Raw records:
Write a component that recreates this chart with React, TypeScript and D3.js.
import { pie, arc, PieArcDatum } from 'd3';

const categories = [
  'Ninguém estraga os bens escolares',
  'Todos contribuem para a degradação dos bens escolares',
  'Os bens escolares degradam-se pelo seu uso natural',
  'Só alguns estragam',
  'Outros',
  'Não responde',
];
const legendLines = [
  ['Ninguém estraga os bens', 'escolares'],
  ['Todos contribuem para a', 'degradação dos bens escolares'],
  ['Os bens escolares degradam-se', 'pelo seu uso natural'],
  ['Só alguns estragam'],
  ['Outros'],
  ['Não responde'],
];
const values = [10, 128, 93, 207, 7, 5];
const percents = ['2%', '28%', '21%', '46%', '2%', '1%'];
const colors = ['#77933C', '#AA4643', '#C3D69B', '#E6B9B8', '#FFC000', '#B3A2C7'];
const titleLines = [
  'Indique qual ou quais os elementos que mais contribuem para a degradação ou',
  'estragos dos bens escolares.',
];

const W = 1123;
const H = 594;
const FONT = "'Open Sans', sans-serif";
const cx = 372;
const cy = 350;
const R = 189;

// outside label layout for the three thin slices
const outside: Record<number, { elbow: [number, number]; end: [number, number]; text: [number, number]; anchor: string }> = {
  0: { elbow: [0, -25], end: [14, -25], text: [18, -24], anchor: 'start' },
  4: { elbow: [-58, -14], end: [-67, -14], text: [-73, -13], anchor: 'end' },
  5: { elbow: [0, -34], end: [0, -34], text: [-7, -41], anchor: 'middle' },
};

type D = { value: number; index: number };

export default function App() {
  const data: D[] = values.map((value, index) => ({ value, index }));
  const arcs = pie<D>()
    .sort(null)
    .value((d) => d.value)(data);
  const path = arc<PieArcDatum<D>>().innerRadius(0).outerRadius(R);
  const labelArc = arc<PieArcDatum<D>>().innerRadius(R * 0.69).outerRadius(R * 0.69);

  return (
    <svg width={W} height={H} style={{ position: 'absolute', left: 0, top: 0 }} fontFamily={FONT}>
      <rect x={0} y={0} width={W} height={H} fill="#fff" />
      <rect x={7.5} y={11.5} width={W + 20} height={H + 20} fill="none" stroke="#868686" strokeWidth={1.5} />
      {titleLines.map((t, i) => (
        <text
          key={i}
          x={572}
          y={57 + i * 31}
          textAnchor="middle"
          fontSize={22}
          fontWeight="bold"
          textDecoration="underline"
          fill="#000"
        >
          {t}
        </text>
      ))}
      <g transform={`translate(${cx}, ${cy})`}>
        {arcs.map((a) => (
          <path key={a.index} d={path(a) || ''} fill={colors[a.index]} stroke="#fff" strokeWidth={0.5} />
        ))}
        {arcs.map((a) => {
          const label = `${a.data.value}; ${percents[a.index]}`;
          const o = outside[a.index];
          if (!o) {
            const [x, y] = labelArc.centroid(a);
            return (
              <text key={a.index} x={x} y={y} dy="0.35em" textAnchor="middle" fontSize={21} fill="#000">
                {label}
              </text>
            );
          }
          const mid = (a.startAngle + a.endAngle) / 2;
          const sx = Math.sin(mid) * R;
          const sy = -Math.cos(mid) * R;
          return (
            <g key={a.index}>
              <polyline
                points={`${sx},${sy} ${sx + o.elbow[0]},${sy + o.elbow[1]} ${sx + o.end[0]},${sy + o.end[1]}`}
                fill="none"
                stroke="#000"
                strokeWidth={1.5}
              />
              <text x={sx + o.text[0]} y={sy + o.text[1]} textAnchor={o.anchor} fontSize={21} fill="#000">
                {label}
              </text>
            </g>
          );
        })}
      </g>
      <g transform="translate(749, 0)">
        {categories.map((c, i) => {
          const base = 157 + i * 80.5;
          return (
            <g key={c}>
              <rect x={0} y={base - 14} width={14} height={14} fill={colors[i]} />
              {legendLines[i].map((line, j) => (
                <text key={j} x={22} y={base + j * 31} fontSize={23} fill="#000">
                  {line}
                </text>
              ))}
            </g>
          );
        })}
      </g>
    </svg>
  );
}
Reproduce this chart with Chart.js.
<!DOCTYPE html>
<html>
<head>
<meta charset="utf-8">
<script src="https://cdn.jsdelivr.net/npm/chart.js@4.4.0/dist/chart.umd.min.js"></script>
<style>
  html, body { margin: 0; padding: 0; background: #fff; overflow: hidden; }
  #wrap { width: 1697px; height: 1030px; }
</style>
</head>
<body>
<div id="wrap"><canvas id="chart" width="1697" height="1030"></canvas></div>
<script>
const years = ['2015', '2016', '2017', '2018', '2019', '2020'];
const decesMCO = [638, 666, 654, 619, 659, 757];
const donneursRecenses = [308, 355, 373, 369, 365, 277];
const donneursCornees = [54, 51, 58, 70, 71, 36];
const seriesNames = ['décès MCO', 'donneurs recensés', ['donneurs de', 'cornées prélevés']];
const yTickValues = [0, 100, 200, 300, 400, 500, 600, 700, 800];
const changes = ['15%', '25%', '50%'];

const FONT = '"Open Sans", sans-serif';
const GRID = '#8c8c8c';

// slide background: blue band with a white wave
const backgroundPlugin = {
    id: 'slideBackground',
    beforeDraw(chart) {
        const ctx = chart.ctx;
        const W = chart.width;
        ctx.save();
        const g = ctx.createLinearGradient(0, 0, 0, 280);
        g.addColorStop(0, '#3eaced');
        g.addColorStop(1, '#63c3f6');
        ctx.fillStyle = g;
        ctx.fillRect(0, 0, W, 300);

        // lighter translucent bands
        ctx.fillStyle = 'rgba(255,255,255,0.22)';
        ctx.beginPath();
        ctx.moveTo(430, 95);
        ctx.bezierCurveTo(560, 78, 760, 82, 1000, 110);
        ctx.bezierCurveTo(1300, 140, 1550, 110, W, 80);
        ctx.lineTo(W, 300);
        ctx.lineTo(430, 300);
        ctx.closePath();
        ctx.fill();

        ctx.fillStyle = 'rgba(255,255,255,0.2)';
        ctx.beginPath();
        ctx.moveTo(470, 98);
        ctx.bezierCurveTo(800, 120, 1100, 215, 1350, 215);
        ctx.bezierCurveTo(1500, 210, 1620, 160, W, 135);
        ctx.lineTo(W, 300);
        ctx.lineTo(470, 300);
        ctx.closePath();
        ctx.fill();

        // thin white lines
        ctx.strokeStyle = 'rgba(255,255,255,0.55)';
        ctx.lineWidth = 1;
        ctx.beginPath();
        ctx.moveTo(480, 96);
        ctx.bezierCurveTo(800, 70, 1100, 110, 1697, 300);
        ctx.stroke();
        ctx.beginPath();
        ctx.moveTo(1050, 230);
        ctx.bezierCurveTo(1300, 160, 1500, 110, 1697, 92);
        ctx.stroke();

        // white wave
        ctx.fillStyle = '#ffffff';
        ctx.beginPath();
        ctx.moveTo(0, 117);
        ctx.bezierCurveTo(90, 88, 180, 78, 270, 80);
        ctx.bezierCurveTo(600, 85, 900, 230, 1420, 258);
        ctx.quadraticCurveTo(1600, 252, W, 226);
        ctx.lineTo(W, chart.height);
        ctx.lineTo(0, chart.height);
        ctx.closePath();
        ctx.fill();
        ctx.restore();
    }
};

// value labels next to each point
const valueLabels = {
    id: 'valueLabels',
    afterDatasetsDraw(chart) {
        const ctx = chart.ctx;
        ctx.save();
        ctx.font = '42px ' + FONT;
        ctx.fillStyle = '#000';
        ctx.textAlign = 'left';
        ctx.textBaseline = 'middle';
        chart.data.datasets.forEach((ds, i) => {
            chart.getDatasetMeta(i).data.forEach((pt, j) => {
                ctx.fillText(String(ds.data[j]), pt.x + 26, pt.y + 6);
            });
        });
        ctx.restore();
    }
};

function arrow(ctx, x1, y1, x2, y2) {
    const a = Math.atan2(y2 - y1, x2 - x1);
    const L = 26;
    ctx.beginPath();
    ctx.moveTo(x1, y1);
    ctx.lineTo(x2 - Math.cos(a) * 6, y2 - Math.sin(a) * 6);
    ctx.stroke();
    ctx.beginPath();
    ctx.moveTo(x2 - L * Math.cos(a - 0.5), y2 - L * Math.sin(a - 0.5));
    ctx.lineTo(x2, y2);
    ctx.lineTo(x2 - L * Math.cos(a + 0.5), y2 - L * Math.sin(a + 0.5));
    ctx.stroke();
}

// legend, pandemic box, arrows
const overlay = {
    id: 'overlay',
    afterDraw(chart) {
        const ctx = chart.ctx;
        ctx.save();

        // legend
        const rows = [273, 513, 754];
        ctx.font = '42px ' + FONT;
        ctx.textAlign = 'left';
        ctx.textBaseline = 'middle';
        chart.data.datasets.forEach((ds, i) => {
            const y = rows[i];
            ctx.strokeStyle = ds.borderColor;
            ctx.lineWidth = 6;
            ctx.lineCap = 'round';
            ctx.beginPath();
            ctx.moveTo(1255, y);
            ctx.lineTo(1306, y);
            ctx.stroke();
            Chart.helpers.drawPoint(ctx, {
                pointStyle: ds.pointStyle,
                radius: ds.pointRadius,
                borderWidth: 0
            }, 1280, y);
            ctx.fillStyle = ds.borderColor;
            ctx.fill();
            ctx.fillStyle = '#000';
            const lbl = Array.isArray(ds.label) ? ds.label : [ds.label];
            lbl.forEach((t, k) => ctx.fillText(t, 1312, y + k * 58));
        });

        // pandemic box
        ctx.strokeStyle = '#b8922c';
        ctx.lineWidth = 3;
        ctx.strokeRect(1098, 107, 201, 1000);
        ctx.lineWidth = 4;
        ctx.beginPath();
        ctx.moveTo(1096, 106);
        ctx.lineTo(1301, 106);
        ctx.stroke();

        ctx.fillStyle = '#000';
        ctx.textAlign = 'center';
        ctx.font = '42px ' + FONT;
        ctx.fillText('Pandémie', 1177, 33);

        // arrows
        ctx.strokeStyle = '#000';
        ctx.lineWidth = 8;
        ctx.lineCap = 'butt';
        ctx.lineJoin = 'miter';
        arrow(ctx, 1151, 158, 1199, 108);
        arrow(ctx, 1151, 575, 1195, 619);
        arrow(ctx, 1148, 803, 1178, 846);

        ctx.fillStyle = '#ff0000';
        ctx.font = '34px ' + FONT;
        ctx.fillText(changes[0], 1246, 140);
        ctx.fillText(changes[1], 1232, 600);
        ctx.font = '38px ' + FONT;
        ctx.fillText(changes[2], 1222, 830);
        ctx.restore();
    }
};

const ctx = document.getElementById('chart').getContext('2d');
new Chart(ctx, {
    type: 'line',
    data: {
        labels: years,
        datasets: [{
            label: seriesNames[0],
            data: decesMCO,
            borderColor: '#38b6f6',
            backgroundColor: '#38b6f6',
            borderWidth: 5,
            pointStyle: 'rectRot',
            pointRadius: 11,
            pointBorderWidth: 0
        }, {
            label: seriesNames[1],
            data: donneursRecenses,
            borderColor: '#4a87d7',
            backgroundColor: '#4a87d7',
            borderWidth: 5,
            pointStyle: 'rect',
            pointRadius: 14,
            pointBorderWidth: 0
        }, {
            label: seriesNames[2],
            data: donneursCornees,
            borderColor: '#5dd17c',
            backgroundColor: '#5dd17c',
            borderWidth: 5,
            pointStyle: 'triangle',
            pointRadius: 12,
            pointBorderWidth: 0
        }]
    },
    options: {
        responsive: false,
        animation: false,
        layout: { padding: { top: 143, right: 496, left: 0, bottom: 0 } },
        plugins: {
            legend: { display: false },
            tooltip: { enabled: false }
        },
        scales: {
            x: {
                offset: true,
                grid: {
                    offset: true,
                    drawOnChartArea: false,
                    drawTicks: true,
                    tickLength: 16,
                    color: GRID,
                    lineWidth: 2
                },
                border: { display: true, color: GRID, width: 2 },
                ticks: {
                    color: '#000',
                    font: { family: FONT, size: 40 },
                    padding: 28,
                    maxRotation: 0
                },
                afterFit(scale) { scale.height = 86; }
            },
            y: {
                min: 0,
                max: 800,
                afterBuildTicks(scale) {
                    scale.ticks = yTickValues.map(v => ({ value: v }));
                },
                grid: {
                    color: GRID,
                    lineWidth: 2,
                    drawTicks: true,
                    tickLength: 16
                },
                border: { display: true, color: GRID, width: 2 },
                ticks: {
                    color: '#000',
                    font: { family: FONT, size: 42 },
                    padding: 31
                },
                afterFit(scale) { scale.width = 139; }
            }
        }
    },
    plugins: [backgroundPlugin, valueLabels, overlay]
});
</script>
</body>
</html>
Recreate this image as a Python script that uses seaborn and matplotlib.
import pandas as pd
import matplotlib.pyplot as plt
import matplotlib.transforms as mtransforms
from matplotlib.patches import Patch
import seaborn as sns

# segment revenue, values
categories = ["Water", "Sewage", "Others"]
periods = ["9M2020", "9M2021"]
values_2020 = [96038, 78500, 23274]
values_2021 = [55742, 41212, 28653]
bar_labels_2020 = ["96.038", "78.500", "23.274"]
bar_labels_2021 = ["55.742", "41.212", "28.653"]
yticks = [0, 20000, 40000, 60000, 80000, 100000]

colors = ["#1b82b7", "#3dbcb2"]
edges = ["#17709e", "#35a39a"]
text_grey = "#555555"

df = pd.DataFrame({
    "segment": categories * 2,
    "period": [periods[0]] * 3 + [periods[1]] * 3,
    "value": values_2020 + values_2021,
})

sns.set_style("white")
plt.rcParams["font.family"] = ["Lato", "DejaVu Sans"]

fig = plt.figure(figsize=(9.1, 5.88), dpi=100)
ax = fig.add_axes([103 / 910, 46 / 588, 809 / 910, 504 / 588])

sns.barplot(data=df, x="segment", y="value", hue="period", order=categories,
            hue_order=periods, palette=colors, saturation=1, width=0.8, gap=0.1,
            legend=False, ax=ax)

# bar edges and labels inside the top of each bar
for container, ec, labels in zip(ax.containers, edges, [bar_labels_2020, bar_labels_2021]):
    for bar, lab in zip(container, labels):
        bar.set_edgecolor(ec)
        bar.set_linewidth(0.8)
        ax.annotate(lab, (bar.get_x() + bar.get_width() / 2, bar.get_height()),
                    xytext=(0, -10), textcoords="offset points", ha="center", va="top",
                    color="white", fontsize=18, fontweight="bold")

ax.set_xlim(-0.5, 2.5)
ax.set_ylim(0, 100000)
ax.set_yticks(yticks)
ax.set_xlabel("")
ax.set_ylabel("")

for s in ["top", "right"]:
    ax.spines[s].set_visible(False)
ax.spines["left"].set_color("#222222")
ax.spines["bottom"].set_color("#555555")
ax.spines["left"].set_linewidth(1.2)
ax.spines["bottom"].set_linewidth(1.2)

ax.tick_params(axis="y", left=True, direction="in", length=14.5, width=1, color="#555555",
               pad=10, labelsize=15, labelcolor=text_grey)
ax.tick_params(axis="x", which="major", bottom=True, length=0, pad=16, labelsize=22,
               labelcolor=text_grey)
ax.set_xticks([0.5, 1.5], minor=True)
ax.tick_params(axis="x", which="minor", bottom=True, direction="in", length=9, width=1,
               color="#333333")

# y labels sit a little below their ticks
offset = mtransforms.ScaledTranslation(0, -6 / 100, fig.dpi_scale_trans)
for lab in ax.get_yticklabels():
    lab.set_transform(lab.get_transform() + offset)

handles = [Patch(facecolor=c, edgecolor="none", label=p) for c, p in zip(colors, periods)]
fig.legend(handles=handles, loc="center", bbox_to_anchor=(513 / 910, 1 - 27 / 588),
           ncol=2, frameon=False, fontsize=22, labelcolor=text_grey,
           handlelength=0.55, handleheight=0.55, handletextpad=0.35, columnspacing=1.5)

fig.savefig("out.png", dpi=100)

Short problem:
All lines from the beginning of the material above through the one with "pie, arc, PieArcDatum" need to be returned exactly; please return those and only those.

Exercise result:
Write a component that recreates this chart with React, TypeScript and D3.js.
import { pie, arc, PieArcDatum } from 'd3';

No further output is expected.